A startling headline in The Huffington Post caught my eye today: Shocking Number of University Grads are Functionally Illiterate. Even correcting for the tendency of internet headline writers to jazz things up to get more hits, this seemed concerning. And sure enough, as I read on, I was told that a full 27 per cent of Canadian university graduates “don’t have the basic literary skills to function in society.”
The article was relating statistics found in a new report based on the Programme for the International Assessment of Adult Competencies (PIAAC), an initiative that seeks to measure how well people are prepared to engage with a modern, information-rich society.
And it is true that many Canadians with university degrees score less than Level 3 in the PIAAC measurement. But below 3 is not functionally illiterate. In fact, “functionally illiterate” is not a term that even appears in the report. Indeed, the report cautions against drawing too many conclusions from these measures because concepts such as literacy “are too complex and varied to be captured in a single measure.”
In any case, contrary to the implication of the Huff Post article, Level 3 itself is a fairly high standard of literacy—not the base level needed to “function in society.” According to the report, a person with Level 3 literacy is able to work with “dense or lengthy texts” that require the reader “to construct meaning across larger chunks of text or perform multi-step operations in order to identify and formulate responses.” So Level 3 is not about finding the dice button on your blender. Even Level 2 texts require readers to, among other things, “compare and contrast or reason about information from various parts of a document.”
So it’s no surprise then that Canada’s scores are right in line with other western countries, a little behind some (Japan and Finland, for instance), on par with others (Korea and the U.K.), and ahead of some, too (Germany and the U.S.).
The real literacy story in this report is not how little university graduates can do with texts, but rather how much more they can do than non-university graduates. University educators have long maintained that university education fosters higher order skills like advanced literacy and this report bears that out.
According to the study, only two per cent of adults with less than high school education were in the top tier (Level Five) in the literacy scores. By contrast, 29 per cent of those with university degrees were at that level. Perhaps even more enlightening, only 12 per cent of those with non-university post-secondary education were at that same high level. At the other end of the scale, 32 per cent of those lacking high school were at Level One or lower (yes, some were so low they were literally off the chart). That number drops to 18 per cent for high school grads, 13 percent for non-university post-secondary grads, and just 6 per cent for those with a university degree.

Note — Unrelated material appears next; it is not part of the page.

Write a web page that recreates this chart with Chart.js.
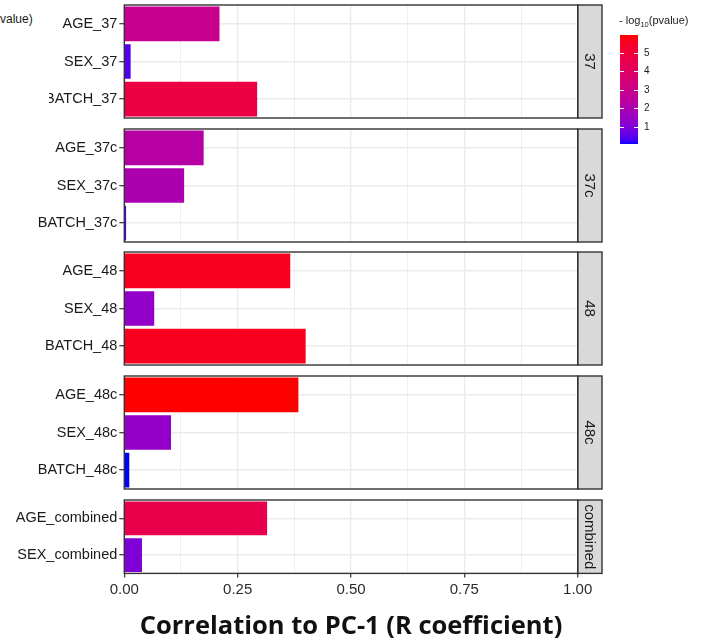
<!DOCTYPE html>
<html>
<head>
<meta charset="utf-8">
<script src="https://cdn.jsdelivr.net/npm/chart.js@4.4.1/dist/chart.umd.min.js"></script>
<style>
  html, body { margin: 0; padding: 0; background: #fff; }
  #wrap { position: relative; width: 703px; height: 642px; overflow: hidden; background: #fff; }
  #wrap canvas { position: absolute; }
  #cover { position: absolute; left: 0; top: 0; width: 49px; height: 190px; background: #fff; z-index: 2; }
  #cover span { position: absolute; left: 0; top: 12px; font: 12px "Liberation Sans", Arial, sans-serif; color: #1a1a1a; }
</style>
</head>
<body>
<div id="wrap"><div id="cover"><span>value)</span></div></div>
<script>
// facets, top to bottom
var facets = ['37', '37c', '48', '48c', 'combined'];

var labels37 = ['AGE_37', 'SEX_37', 'BATCH_37'];
var corr37 = [0.210, 0.014, 0.293];
var logp37 = [2.9, 0.4, 4.8];

var labels37c = ['AGE_37c', 'SEX_37c', 'BATCH_37c'];
var corr37c = [0.175, 0.132, 0.004];
var logp37c = [2.3, 2.0, 0.3];

var labels48 = ['AGE_48', 'SEX_48', 'BATCH_48'];
var corr48 = [0.366, 0.066, 0.400];
var logp48 = [5.55, 1.35, 5.6];

var labels48c = ['AGE_48c', 'SEX_48c', 'BATCH_48c'];
var corr48c = [0.384, 0.103, 0.011];
var logp48c = [5.97, 1.4, 0.05];

var labelsComb = ['AGE_combined', 'SEX_combined'];
var corrComb = [0.315, 0.039];
var logpComb = [4.55, 1.0];

var xTickLabels = [0, 0.25, 0.5, 0.75, 1];
var legendTicks = [1, 2, 3, 4, 5];

var panelLabels = [labels37, labels37c, labels48, labels48c, labelsComb];
var panelCorr = [corr37, corr37c, corr48, corr48c, corrComb];
var panelLogp = [logp37, logp37c, logp48, logp48c, logpComb];

var allP = [].concat(logp37, logp37c, logp48, logp48c, logpComb);
var pMin = Math.min.apply(null, allP);
var pMax = Math.max.apply(null, allP);

// layout
var ROW = 37.5, GAP = 11.2, TOP0 = 5, PAD = 3;
var CANVAS_W = 612, AREA_RIGHT = 577.7, AXIS_W = 124.3, STRIP_W = 24.3;
var wrap = document.getElementById('wrap');

Chart.defaults.font.family = '"Liberation Sans", Arial, sans-serif';

// blue -> red gradient in Lab space (like ggplot's scale_fill_gradient)
var WHITE = [0.95047, 1, 1.08883];
function lin(c) { c /= 255; return c <= 0.04045 ? c / 12.92 : Math.pow((c + 0.055) / 1.055, 2.4); }
function gam(c) {
    c = c <= 0.0031308 ? 12.92 * c : 1.055 * Math.pow(c, 1 / 2.4) - 0.055;
    return Math.round(Math.max(0, Math.min(1, c)) * 255);
}
function rgbToLab(rgb) {
    var r = lin(rgb[0]), g = lin(rgb[1]), b = lin(rgb[2]);
    var x = (0.4124 * r + 0.3576 * g + 0.1805 * b) / WHITE[0];
    var y = (0.2126 * r + 0.7152 * g + 0.0722 * b) / WHITE[1];
    var z = (0.0193 * r + 0.1192 * g + 0.9505 * b) / WHITE[2];
    var f = function (t) { return t > 0.008856 ? Math.cbrt(t) : 7.787 * t + 16 / 116; };
    var fx = f(x), fy = f(y), fz = f(z);
    return [116 * fy - 16, 500 * (fx - fy), 200 * (fy - fz)];
}
function labToRgb(lab) {
    var fy = (lab[0] + 16) / 116, fx = fy + lab[1] / 500, fz = fy - lab[2] / 200;
    var finv = function (t) { return t * t * t > 0.008856 ? t * t * t : (t - 16 / 116) / 7.787; };
    var x = finv(fx) * WHITE[0], y = finv(fy) * WHITE[1], z = finv(fz) * WHITE[2];
    return [gam(3.2406 * x - 1.5372 * y - 0.4986 * z),
            gam(-0.9689 * x + 1.8758 * y + 0.0415 * z),
            gam(0.0557 * x - 0.2040 * y + 1.0570 * z)];
}
var labLow = rgbToLab([0, 0, 255]);
var labHigh = rgbToLab([255, 0, 0]);
function fillColor(v) {
    var t = (v - pMin) / (pMax - pMin);
    t = Math.max(0, Math.min(1, t));
    var rgb = labToRgb([0, 1, 2].map(function (k) { return labLow[k] + t * (labHigh[k] - labLow[k]); }));
    return 'rgb(' + rgb.join(',') + ')';
}

function isMajor(v) { return xTickLabels.some(function (m) { return Math.abs(m - v) < 1e-6; }); }

// panel border + right strip
var panelFrame = {
    id: 'panelFrame',
    afterDraw: function (chart, args, opts) {
        var a = chart.chartArea, c = chart.ctx;
        c.save();
        c.fillStyle = '#d9d9d9';
        c.fillRect(a.right, a.top, STRIP_W, a.bottom - a.top);
        c.strokeStyle = '#333333';
        c.lineWidth = 1.4;
        c.strokeRect(a.left, a.top, a.right - a.left, a.bottom - a.top);
        c.strokeRect(a.right, a.top, STRIP_W, a.bottom - a.top);
        c.translate(a.right + STRIP_W / 2, (a.top + a.bottom) / 2);
        c.rotate(Math.PI / 2);
        c.fillStyle = '#1a1a1a';
        c.font = '15px "Liberation Sans", Arial, sans-serif';
        c.textAlign = 'center';
        c.textBaseline = 'middle';
        c.fillText(opts.name, 0, 1);
        c.restore();
    }
};

var addPanel = function (i, panelTop) {
    var last = i === facets.length - 1;
    var areaH = panelLabels[i].length * ROW;
    var canvasTop = Math.round(panelTop) - PAD;
    var canvasH = last ? 642 - canvasTop : Math.round(areaH) + 2 * PAD;

    var canvas = document.createElement('canvas');
    canvas.width = CANVAS_W;
    canvas.height = canvasH;
    canvas.style.left = '0px';
    canvas.style.top = canvasTop + 'px';
    wrap.appendChild(canvas);

    var xScale = {
        type: 'linear', min: 0, max: 1,
        ticks: {
            stepSize: 0.125, autoSkip: false, maxRotation: 0, display: last, padding: 3,
            color: '#2b2b2b', font: { size: 15 },
            callback: function (v) { return isMajor(v) ? v.toFixed(2) : ''; }
        },
        grid: {
            color: '#ebebeb', drawTicks: last, tickLength: 4,
            lineWidth: function (ctx) { return ctx.tick && isMajor(ctx.tick.value) ? 1.4 : 0.8; },
            tickColor: function (ctx) { return ctx.tick && isMajor(ctx.tick.value) ? '#333333' : 'rgba(0,0,0,0)'; },
            tickWidth: 1.2
        },
        border: { display: false }
    };
    if (last) {
        xScale.title = {
            display: true, text: 'Correlation to PC-1 (R coefficient)', color: '#111111',
            font: { family: '"Open Sans"', size: 25.5, weight: 'bold' },
            padding: { top: 10, bottom: 0 }
        };
    } else {
        xScale.afterFit = function (s) { s.height = 0; };
    }

    new Chart(canvas, {
        type: 'bar',
        data: {
            labels: panelLabels[i],
            datasets: [{
                data: panelCorr[i],
                backgroundColor: panelLogp[i].map(fillColor),
                borderWidth: 0,
                barPercentage: 0.92,
                categoryPercentage: 1
            }]
        },
        options: {
            indexAxis: 'y',
            responsive: false,
            animation: false,
            layout: { padding: { top: PAD, bottom: last ? 0 : PAD, left: 0, right: CANVAS_W - AREA_RIGHT } },
            plugins: {
                legend: { display: false },
                tooltip: { enabled: false },
                panelFrame: { name: facets[i] }
            },
            scales: {
                x: xScale,
                y: {
                    ticks: { autoSkip: false, padding: 2, color: '#1a1a1a', font: { size: 14.5 } },
                    grid: { offset: false, color: '#ebebeb', lineWidth: 1.4, tickLength: 5, tickColor: '#333333', tickWidth: 1.2 },
                    border: { display: false },
                    afterFit: function (s) {
                        s.width = AXIS_W;
                        s.paddingTop = 0;
                        s.paddingBottom = 0;
                    }
                }
            }
        },
        plugins: [panelFrame]
    });
    return panelTop + areaH + GAP;
};

var drawLegend = function () {
    var cv = document.createElement('canvas');
    cv.width = 103;
    cv.height = 160;
    cv.style.left = '600px';
    cv.style.top = '0px';
    wrap.appendChild(cv);
    var c = cv.getContext('2d');
    var bx = 20, bw = 18, btop = 35, bh = 109;
    for (var y = 0; y < bh; y++) {
        c.fillStyle = fillColor(pMax - (y + 0.5) / bh * (pMax - pMin));
        c.fillRect(bx, btop + y, bw, 1);
    }
    c.strokeStyle = '#ffffff';
    c.lineWidth = 1;
    c.fillStyle = '#1a1a1a';
    c.font = '10px "Liberation Sans", Arial, sans-serif';
    c.textBaseline = 'middle';
    legendTicks.forEach(function (k) {
        var ty = Math.round(btop + bh - (k - pMin) / (pMax - pMin) * bh) + 0.5;
        c.beginPath();
        c.moveTo(bx, ty); c.lineTo(bx + 4, ty);
        c.moveTo(bx + bw - 4, ty); c.lineTo(bx + bw, ty);
        c.stroke();
        c.fillText(String(k), bx + bw + 6, ty);
    });
    // - log10(pvalue)
    c.textBaseline = 'alphabetic';
    var x = 19;
    c.font = '11px "Liberation Sans", Arial, sans-serif';
    c.fillText('- log', x, 24); x += c.measureText('- log').width;
    c.font = '7.5px "Liberation Sans", Arial, sans-serif';
    c.fillText('10', x, 27); x += c.measureText('10').width;
    c.font = '11px "Liberation Sans", Arial, sans-serif';
    c.fillText('(pvalue)', x, 24);
};

var panelY = TOP0;
for (var i = 0; i < facets.length; i++) {
    panelY = addPanel(i, panelY);
}
drawLegend();
</script>
</body>
</html>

In short, university graduates are more likely to have advanced literary skills. Much more likely.
Still, one might quite rightly ask why even six per cent of university graduates have minimal literacy. But here again, there is nothing shocking about this number. The study covered people up to the age of 65, and some older university graduates may well have lost some of the skills they acquired in years past. Indeed, the age breakdown in the study suggests literacy and numeracy levels decline among older groups, although less so for university graduates.
Moreover, anyone who has spent much time in a university knows that there are ways to game the system. One can seek out the least challenging programs, find the easiest courses, search for the most accommodating professors; one can always try to bully a weary instructor into changing that 45 to a 50; and then, of course, one can always simply cheat.
Nevertheless, the research shows that the vast majority of Canadian university graduates have somewhere between a solid and an elite level of literacy. Most importantly, it shows that those graduates have, on average, a much higher capacity for dealing with information than those without university education.
Now that is something we should be clicking on.